**RAW DATA**.
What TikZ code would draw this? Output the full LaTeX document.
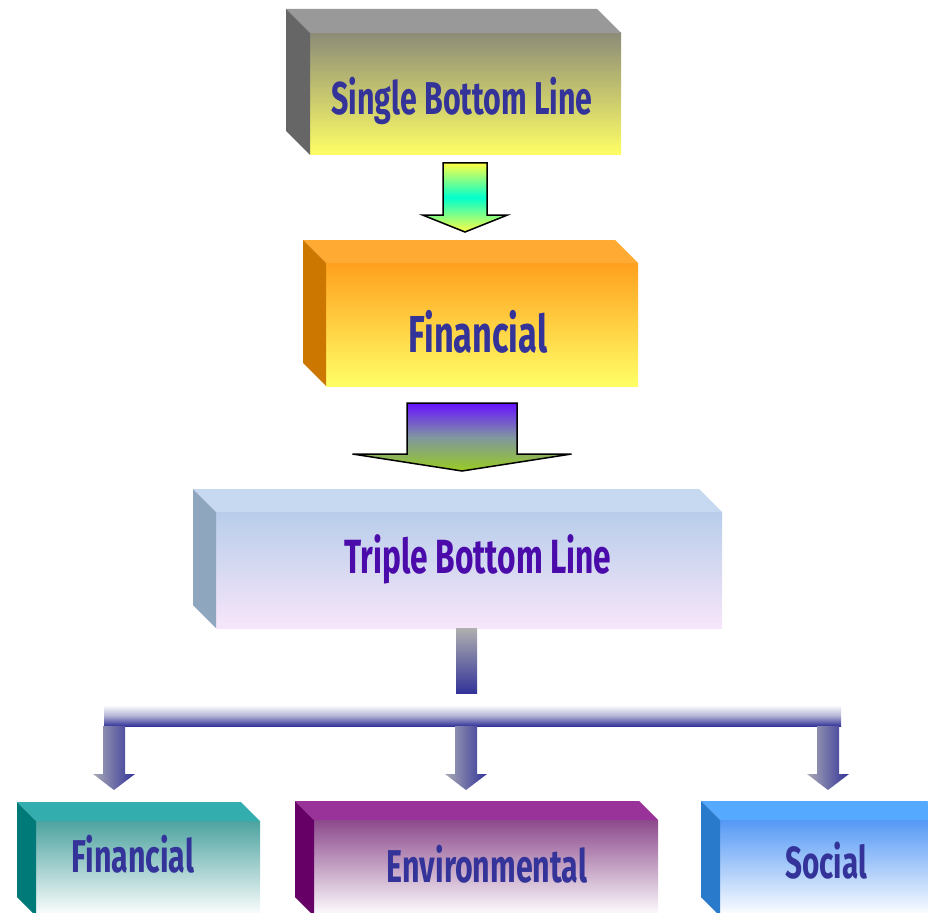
\documentclass[tikz,border=0pt]{standalone}
\usepackage{fontspec}
\newfontfamily\agency[FakeStretch=0.66]{Fira Sans}
\usetikzlibrary{calc}

\definecolor{txtblue}{HTML}{333399}
\definecolor{txtviolet}{HTML}{4B0AAA}
\definecolor{barblue}{HTML}{333399}
% box colours: front top, front bottom, top face, side face
\definecolor{sblA}{HTML}{8C8C78}\definecolor{sblB}{HTML}{FFFF66}\definecolor{sblT}{HTML}{999999}\definecolor{sblS}{HTML}{666666}
\definecolor{finA}{HTML}{FFA01E}\definecolor{finB}{HTML}{FFFF66}\definecolor{finT}{HTML}{FFAA33}\definecolor{finS}{HTML}{CC7700}
\definecolor{tblA}{HTML}{B8CDEA}\definecolor{tblB}{HTML}{F7E6FA}\definecolor{tblT}{HTML}{C6D9F0}\definecolor{tblS}{HTML}{8FA6BF}
\definecolor{ffinA}{HTML}{4DA3A0}\definecolor{ffinT}{HTML}{33ADAD}\definecolor{ffinS}{HTML}{007A78}
\definecolor{envA}{HTML}{8C4A8C}\definecolor{envT}{HTML}{993399}\definecolor{envS}{HTML}{660066}
\definecolor{socA}{HTML}{5599F5}\definecolor{socT}{HTML}{55AAFF}\definecolor{socS}{HTML}{2A7ACC}
% arrow colours
\definecolor{arYel}{HTML}{FFFF44}\definecolor{arCyan}{HTML}{00FFCC}
\definecolor{arViol}{HTML}{6611FF}\definecolor{arGrey}{HTML}{8096A0}\definecolor{arGreen}{HTML}{99CC22}
\definecolor{stemGrey}{HTML}{B0B0B0}\definecolor{barMid}{HTML}{B4B4D6}\definecolor{dnGrey}{HTML}{A9A9B5}

\def\fs#1{\fontsize{#1}{#1}\selectfont}
\def\cubefaces(#1)(#2)(#3:#4){%
	\fill[#3] (#1.north west) -- ++(-#2,-#2) -- ($(#1.north east)+(-#2,-#2)$) -- (#1.north east) -- cycle;
	\fill[#4] (#1.north west) -- ++(-#2,-#2) -- ($(#1.south west)+(-#2,-#2)$) -- (#1.south west) -- cycle;}
\def\blockarrow[#1](#2)(#3)(#4:#5:#6){%
	\shadedraw[#1] ($(#3|-#2)+(-#4,0)$) -- ($(#3|-#2)+(#4,0)$) -- ($(#3)+(#4,-#6)$) -- ($(#3)+(#5,-#6)$)
		-- (#3) -- ($(#3)+(-#5,-#6)$) -- ($(#3)+(-#4,-#6)$) -- cycle;}

\tikzset{
	front/.style={inner sep=0, outer sep=0, draw=none},
	label text/.style={font=\agency\bfseries, text=txtblue, anchor=base, inner sep=0},
	bigarrow/.style={draw=black, line width=1.5pt, line join=miter},
	downarrow/.style={draw=none, left color=dnGrey, right color=barblue}
}

\begin{document}
\begin{tikzpicture}[x=1pt, y=-1pt]
			%%%%% START %%%%%
			\useasboundingbox (0,0) rectangle (928,912);
			\clip (0,0) rectangle (928,912);
			
			\node[front, top color=sblA, bottom color=sblB, minimum width=311, minimum height=122] (sbl) at (465.5,94) {};
			\cubefaces(sbl)(24)(sblT:sblS)
			\node[label text, font=\agency\bfseries\fs{46}] (sbl-t) at (462,115) {Single Bottom Line};
			
			\node[front, top color=finA, bottom color=finB, minimum width=312, minimum height=123] (fin) at (482,324.5) {};
			\cubefaces(fin)(23)(finT:finS)
			\node[label text, font=\agency\bfseries\fs{52}] (fin-t) at (478,352) {Financial};
			
			\node[front, top color=tblA, bottom color=tblB, minimum width=506, minimum height=116] (tbl) at (469,570) {};
			\cubefaces(tbl)(23)(tblT:tblS)
			\node[label text, text=txtviolet, font=\agency\bfseries\fs{48}] (tbl-t) at (478,573) {Triple Bottom Line};
			
			% arrows between the top boxes
			\coordinate (a1s) at ($(sbl.south)+(0,8)$);
			\coordinate (a1e) at ($(fin.north)+(-17,-31)$);
			\blockarrow[bigarrow, top color=arYel, bottom color=arYel, middle color=arCyan](a1s)(a1e)(22:42.5:17)
			
			\coordinate (a2s) at ($(fin.south)+(0,17)$);
			\coordinate (a2e) at ($(tbl.north)+(-7,-41)$);
			\blockarrow[bigarrow, top color=arViol, bottom color=arGreen, middle color=arGrey](a2s)(a2e)(55:109.5:17)
			
			% stem and bar
			\node[front, top color=white, bottom color=barblue, middle color=barMid, minimum width=737, minimum height=21] (bar) at (472.5,715.5) {};
			\coordinate (stem) at ($(tbl.south)+(-2.5,0)$);
			\shade[top color=stemGrey, bottom color=barblue] ($(stem)+(-10.5,0)$) rectangle ($(stem|-bar.north)+(10.5,-12)$);
			
			% bottom row
			\node[front, top color=ffinA, bottom color=white, minimum width=224, minimum height=95] (ffin) at (148,868.5) {};
			\cubefaces(ffin)(19)(ffinT:ffinS)
			\node[label text, font=\agency\bfseries\fs{46}] (ffin-t) at (133,872) {Financial};
			
			\node[front, top color=envA, bottom color=white, minimum width=344, minimum height=96] (env) at (486,868) {};
			\cubefaces(env)(19)(envT:envS)
			\node[label text, font=\agency\bfseries\fs{46}] (env-t) at (487,882) {Environmental};
			
			\node[front, top color=socA, bottom color=white, minimum width=226, minimum height=96] (soc) at (833,868) {};
			\cubefaces(soc)(19)(socT:socS)
			\node[label text, font=\agency\bfseries\fs{45}] (soc-t) at (826,878) {Social};
			
			\coordinate (t1) at ($(ffin.north west)+(78,-31)$);
			\coordinate (t2) at ($(env.north west)+(152,-30)$);
			\coordinate (t3) at ($(soc.north west)+(108,-30)$);
			\foreach \t in {t1,t2,t3}{
				\blockarrow[downarrow](bar.south)(\t)(11:21:16)
			}
			%%%%% END %%%%%
\end{tikzpicture}
\end{document}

**WRITTEN REQUEST**.
Leave the images out, please, and restate each line word for word.

**EXERCISE OUTPUT**.
What TikZ code would draw this? Output the full LaTeX document.
\documentclass[tikz,border=0pt]{standalone}
\usepackage{fontspec}
\newfontfamily\agency[FakeStretch=0.66]{Fira Sans}
\usetikzlibrary{calc}

\definecolor{txtblue}{HTML}{333399}
\definecolor{txtviolet}{HTML}{4B0AAA}
\definecolor{barblue}{HTML}{333399}
% box colours: front top, front bottom, top face, side face
\definecolor{sblA}{HTML}{8C8C78}\definecolor{sblB}{HTML}{FFFF66}\definecolor{sblT}{HTML}{999999}\definecolor{sblS}{HTML}{666666}
\definecolor{finA}{HTML}{FFA01E}\definecolor{finB}{HTML}{FFFF66}\definecolor{finT}{HTML}{FFAA33}\definecolor{finS}{HTML}{CC7700}
\definecolor{tblA}{HTML}{B8CDEA}\definecolor{tblB}{HTML}{F7E6FA}\definecolor{tblT}{HTML}{C6D9F0}\definecolor{tblS}{HTML}{8FA6BF}
\definecolor{ffinA}{HTML}{4DA3A0}\definecolor{ffinT}{HTML}{33ADAD}\definecolor{ffinS}{HTML}{007A78}
\definecolor{envA}{HTML}{8C4A8C}\definecolor{envT}{HTML}{993399}\definecolor{envS}{HTML}{660066}
\definecolor{socA}{HTML}{5599F5}\definecolor{socT}{HTML}{55AAFF}\definecolor{socS}{HTML}{2A7ACC}
% arrow colours
\definecolor{arYel}{HTML}{FFFF44}\definecolor{arCyan}{HTML}{00FFCC}
\definecolor{arViol}{HTML}{6611FF}\definecolor{arGrey}{HTML}{8096A0}\definecolor{arGreen}{HTML}{99CC22}
\definecolor{stemGrey}{HTML}{B0B0B0}\definecolor{barMid}{HTML}{B4B4D6}\definecolor{dnGrey}{HTML}{A9A9B5}

\def\fs#1{\fontsize{#1}{#1}\selectfont}
\def\cubefaces(#1)(#2)(#3:#4){%
	\fill[#3] (#1.north west) -- ++(-#2,-#2) -- ($(#1.north east)+(-#2,-#2)$) -- (#1.north east) -- cycle;
	\fill[#4] (#1.north west) -- ++(-#2,-#2) -- ($(#1.south west)+(-#2,-#2)$) -- (#1.south west) -- cycle;}
\def\blockarrow[#1](#2)(#3)(#4:#5:#6){%
	\shadedraw[#1] ($(#3|-#2)+(-#4,0)$) -- ($(#3|-#2)+(#4,0)$) -- ($(#3)+(#4,-#6)$) -- ($(#3)+(#5,-#6)$)
		-- (#3) -- ($(#3)+(-#5,-#6)$) -- ($(#3)+(-#4,-#6)$) -- cycle;}

\tikzset{
	front/.style={inner sep=0, outer sep=0, draw=none},
	label text/.style={font=\agency\bfseries, text=txtblue, anchor=base, inner sep=0},
	bigarrow/.style={draw=black, line width=1.5pt, line join=miter},
	downarrow/.style={draw=none, left color=dnGrey, right color=barblue}
}

\begin{document}
\begin{tikzpicture}[x=1pt, y=-1pt]
			%%%%% START %%%%%
			\useasboundingbox (0,0) rectangle (928,912);
			\clip (0,0) rectangle (928,912);
			
			\node[front, top color=sblA, bottom color=sblB, minimum width=311, minimum height=122] (sbl) at (465.5,94) {};
			\cubefaces(sbl)(24)(sblT:sblS)
			\node[label text, font=\agency\bfseries\fs{46}] (sbl-t) at (462,115) {Single Bottom Line};
			
			\node[front, top color=finA, bottom color=finB, minimum width=312, minimum height=123] (fin) at (482,324.5) {};
			\cubefaces(fin)(23)(finT:finS)
			\node[label text, font=\agency\bfseries\fs{52}] (fin-t) at (478,352) {Financial};
			
			\node[front, top color=tblA, bottom color=tblB, minimum width=506, minimum height=116] (tbl) at (469,570) {};
			\cubefaces(tbl)(23)(tblT:tblS)
			\node[label text, text=txtviolet, font=\agency\bfseries\fs{48}] (tbl-t) at (478,573) {Triple Bottom Line};
			
			% arrows between the top boxes
			\coordinate (a1s) at ($(sbl.south)+(0,8)$);
			\coordinate (a1e) at ($(fin.north)+(-17,-31)$);
			\blockarrow[bigarrow, top color=arYel, bottom color=arYel, middle color=arCyan](a1s)(a1e)(22:42.5:17)
			
			\coordinate (a2s) at ($(fin.south)+(0,17)$);
			\coordinate (a2e) at ($(tbl.north)+(-7,-41)$);
			\blockarrow[bigarrow, top color=arViol, bottom color=arGreen, middle color=arGrey](a2s)(a2e)(55:109.5:17)
			
			% stem and bar
			\node[front, top color=white, bottom color=barblue, middle color=barMid, minimum width=737, minimum height=21] (bar) at (472.5,715.5) {};
			\coordinate (stem) at ($(tbl.south)+(-2.5,0)$);
			\shade[top color=stemGrey, bottom color=barblue] ($(stem)+(-10.5,0)$) rectangle ($(stem|-bar.north)+(10.5,-12)$);
			
			% bottom row
			\node[front, top color=ffinA, bottom color=white, minimum width=224, minimum height=95] (ffin) at (148,868.5) {};
			\cubefaces(ffin)(19)(ffinT:ffinS)
			\node[label text, font=\agency\bfseries\fs{46}] (ffin-t) at (133,872) {Financial};
			
			\node[front, top color=envA, bottom color=white, minimum width=344, minimum height=96] (env) at (486,868) {};
			\cubefaces(env)(19)(envT:envS)
			\node[label text, font=\agency\bfseries\fs{46}] (env-t) at (487,882) {Environmental};
			
			\node[front, top color=socA, bottom color=white, minimum width=226, minimum height=96] (soc) at (833,868) {};
			\cubefaces(soc)(19)(socT:socS)
			\node[label text, font=\agency\bfseries\fs{45}] (soc-t) at (826,878) {Social};
			
			\coordinate (t1) at ($(ffin.north west)+(78,-31)$);
			\coordinate (t2) at ($(env.north west)+(152,-30)$);
			\coordinate (t3) at ($(soc.north west)+(108,-30)$);
			\foreach \t in {t1,t2,t3}{
				\blockarrow[downarrow](bar.south)(\t)(11:21:16)
			}
			%%%%% END %%%%%
\end{tikzpicture}
\end{document}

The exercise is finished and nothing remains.